### Written exercise
Copy each line of the records that contains the word "this".

━━━━━ Records to process

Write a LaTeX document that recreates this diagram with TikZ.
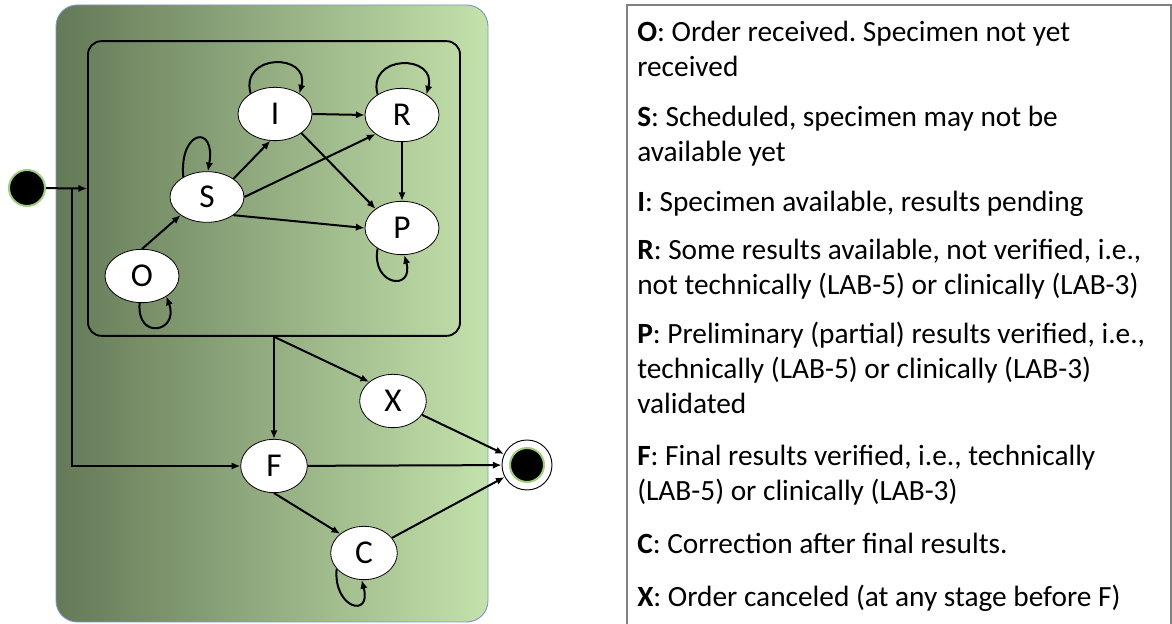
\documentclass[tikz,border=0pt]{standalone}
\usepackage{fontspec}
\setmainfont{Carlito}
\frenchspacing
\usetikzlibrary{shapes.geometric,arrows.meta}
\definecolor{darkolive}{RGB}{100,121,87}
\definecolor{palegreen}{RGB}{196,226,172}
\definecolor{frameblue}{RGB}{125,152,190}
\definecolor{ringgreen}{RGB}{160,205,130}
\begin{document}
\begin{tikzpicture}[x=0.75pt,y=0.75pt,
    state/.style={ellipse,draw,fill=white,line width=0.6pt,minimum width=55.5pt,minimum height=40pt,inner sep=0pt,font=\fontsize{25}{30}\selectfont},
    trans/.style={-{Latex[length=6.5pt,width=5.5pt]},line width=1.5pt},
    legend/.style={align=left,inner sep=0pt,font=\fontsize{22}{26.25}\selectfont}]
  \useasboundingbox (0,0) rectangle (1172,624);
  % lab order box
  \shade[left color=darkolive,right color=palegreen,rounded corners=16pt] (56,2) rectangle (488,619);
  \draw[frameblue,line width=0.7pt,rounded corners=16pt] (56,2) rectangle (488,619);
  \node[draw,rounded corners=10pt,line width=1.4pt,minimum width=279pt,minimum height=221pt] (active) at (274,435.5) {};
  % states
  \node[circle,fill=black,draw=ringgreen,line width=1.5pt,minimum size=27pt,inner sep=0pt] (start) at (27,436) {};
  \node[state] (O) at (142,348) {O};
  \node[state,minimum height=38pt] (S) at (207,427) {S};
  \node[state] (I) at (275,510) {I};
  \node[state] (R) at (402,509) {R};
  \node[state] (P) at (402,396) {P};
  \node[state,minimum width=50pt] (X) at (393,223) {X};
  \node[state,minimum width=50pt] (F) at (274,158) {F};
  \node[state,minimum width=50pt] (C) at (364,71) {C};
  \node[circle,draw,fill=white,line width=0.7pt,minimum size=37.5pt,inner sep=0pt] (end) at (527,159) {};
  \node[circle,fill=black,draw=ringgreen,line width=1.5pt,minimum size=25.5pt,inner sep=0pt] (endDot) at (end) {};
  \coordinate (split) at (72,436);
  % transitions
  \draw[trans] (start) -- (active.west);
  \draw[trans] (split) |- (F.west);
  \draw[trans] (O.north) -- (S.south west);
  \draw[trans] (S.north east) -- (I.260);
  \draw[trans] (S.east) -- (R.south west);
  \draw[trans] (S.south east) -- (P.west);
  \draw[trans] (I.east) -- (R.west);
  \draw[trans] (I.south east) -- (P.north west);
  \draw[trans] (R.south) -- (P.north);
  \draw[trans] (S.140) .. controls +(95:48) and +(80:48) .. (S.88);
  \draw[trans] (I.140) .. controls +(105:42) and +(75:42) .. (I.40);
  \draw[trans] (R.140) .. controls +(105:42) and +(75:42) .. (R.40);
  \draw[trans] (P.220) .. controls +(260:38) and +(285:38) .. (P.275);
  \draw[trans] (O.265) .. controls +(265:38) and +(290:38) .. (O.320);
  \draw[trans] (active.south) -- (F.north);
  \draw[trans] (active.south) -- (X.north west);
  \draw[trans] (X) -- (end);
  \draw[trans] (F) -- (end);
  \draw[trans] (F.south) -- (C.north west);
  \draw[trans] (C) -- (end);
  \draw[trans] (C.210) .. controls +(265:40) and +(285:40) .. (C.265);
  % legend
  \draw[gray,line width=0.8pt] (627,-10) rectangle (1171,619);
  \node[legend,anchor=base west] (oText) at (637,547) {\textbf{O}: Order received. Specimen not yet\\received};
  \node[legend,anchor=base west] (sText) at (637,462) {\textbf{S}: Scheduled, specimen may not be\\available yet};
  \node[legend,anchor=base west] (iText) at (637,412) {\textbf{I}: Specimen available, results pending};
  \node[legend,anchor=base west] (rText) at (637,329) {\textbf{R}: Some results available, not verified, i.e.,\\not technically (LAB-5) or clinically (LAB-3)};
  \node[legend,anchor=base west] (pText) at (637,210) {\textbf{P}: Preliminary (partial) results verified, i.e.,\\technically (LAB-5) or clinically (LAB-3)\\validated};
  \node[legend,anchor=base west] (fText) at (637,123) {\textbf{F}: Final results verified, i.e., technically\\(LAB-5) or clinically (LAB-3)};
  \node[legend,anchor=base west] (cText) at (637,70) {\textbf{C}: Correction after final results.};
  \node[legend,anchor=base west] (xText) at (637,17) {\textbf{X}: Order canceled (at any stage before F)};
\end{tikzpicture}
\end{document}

━━━━━━━━━━
━━━━━ Records to process

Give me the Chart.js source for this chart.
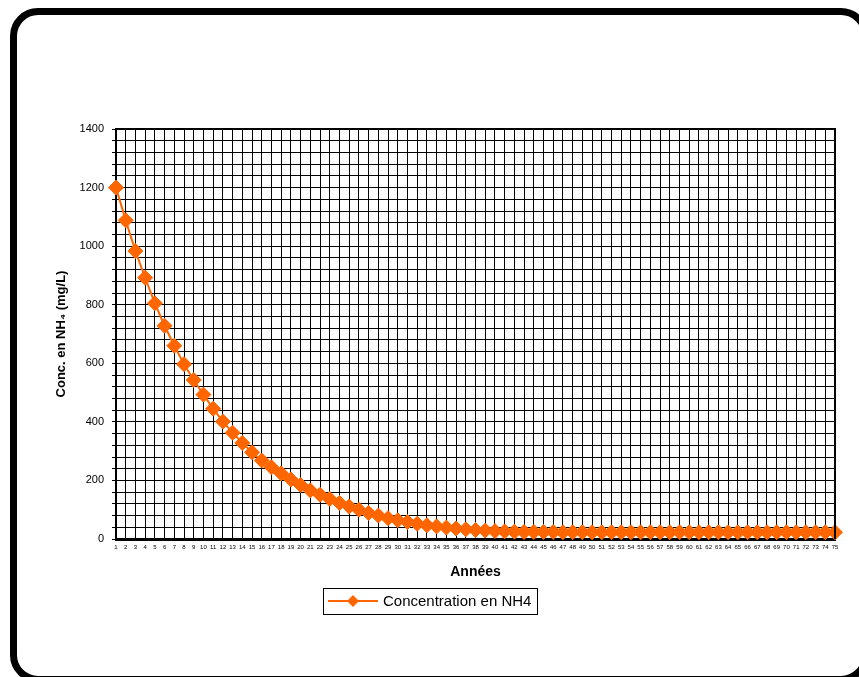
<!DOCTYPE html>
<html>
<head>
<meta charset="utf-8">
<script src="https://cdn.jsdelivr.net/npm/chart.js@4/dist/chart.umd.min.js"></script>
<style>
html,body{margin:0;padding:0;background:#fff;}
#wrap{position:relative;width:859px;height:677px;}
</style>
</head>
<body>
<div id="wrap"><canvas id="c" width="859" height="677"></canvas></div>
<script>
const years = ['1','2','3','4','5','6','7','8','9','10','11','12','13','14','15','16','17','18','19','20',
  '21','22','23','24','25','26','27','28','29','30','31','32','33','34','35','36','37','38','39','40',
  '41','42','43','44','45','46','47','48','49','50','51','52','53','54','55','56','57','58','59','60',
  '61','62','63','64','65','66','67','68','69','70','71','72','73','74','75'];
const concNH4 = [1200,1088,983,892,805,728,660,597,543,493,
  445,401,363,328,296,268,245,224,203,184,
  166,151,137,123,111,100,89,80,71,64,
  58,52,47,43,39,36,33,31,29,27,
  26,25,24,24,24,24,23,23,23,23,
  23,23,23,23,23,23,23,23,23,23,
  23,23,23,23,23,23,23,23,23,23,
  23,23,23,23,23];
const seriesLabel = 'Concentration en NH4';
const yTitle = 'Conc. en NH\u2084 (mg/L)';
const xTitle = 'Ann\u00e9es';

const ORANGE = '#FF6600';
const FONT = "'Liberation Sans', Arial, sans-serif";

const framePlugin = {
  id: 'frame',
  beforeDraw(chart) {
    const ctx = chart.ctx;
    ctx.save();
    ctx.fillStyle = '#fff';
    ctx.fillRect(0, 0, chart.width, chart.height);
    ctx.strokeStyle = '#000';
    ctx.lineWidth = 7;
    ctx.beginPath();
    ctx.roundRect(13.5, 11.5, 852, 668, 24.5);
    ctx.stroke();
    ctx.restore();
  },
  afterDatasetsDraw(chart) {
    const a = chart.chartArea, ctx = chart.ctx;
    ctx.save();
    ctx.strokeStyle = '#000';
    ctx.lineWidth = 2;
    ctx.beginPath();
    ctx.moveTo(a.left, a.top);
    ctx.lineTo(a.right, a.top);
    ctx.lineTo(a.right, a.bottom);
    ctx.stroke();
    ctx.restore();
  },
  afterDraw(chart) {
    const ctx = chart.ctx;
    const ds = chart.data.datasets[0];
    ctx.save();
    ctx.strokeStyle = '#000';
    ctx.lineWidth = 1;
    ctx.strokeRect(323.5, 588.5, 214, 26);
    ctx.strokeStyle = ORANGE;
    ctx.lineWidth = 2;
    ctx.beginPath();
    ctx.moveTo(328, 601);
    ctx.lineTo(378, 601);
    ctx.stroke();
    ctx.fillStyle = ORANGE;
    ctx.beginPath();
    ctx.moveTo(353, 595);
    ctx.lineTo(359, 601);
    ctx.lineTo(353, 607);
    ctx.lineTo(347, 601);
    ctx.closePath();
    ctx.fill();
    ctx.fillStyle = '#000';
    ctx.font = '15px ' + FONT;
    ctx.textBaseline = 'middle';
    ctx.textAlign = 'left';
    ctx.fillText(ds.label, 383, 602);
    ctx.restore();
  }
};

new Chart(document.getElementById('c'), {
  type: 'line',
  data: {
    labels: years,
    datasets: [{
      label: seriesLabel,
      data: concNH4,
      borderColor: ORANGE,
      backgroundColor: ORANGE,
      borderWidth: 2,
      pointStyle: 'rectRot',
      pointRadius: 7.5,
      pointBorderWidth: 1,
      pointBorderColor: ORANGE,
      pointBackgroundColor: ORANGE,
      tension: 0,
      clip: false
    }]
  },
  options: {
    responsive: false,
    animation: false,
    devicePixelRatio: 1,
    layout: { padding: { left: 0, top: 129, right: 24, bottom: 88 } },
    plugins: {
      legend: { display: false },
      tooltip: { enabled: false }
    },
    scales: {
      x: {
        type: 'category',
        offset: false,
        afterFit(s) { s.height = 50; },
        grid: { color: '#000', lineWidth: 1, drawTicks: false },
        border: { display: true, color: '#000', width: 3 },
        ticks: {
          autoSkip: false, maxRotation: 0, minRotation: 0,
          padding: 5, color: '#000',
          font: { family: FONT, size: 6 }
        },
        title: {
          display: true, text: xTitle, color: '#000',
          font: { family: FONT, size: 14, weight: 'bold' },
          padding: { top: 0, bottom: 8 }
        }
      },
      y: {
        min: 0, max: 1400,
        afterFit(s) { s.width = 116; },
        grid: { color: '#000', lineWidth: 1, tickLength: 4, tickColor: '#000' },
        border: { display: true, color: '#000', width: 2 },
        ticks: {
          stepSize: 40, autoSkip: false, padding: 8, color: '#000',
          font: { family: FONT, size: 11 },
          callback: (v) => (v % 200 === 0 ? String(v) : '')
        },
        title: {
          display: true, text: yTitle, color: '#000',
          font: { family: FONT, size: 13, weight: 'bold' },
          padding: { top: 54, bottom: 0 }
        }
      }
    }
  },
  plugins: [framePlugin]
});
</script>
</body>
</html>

━━━━━━━━━━

### Full output
Write a LaTeX document that recreates this diagram with TikZ.
Give me the Chart.js source for this chart.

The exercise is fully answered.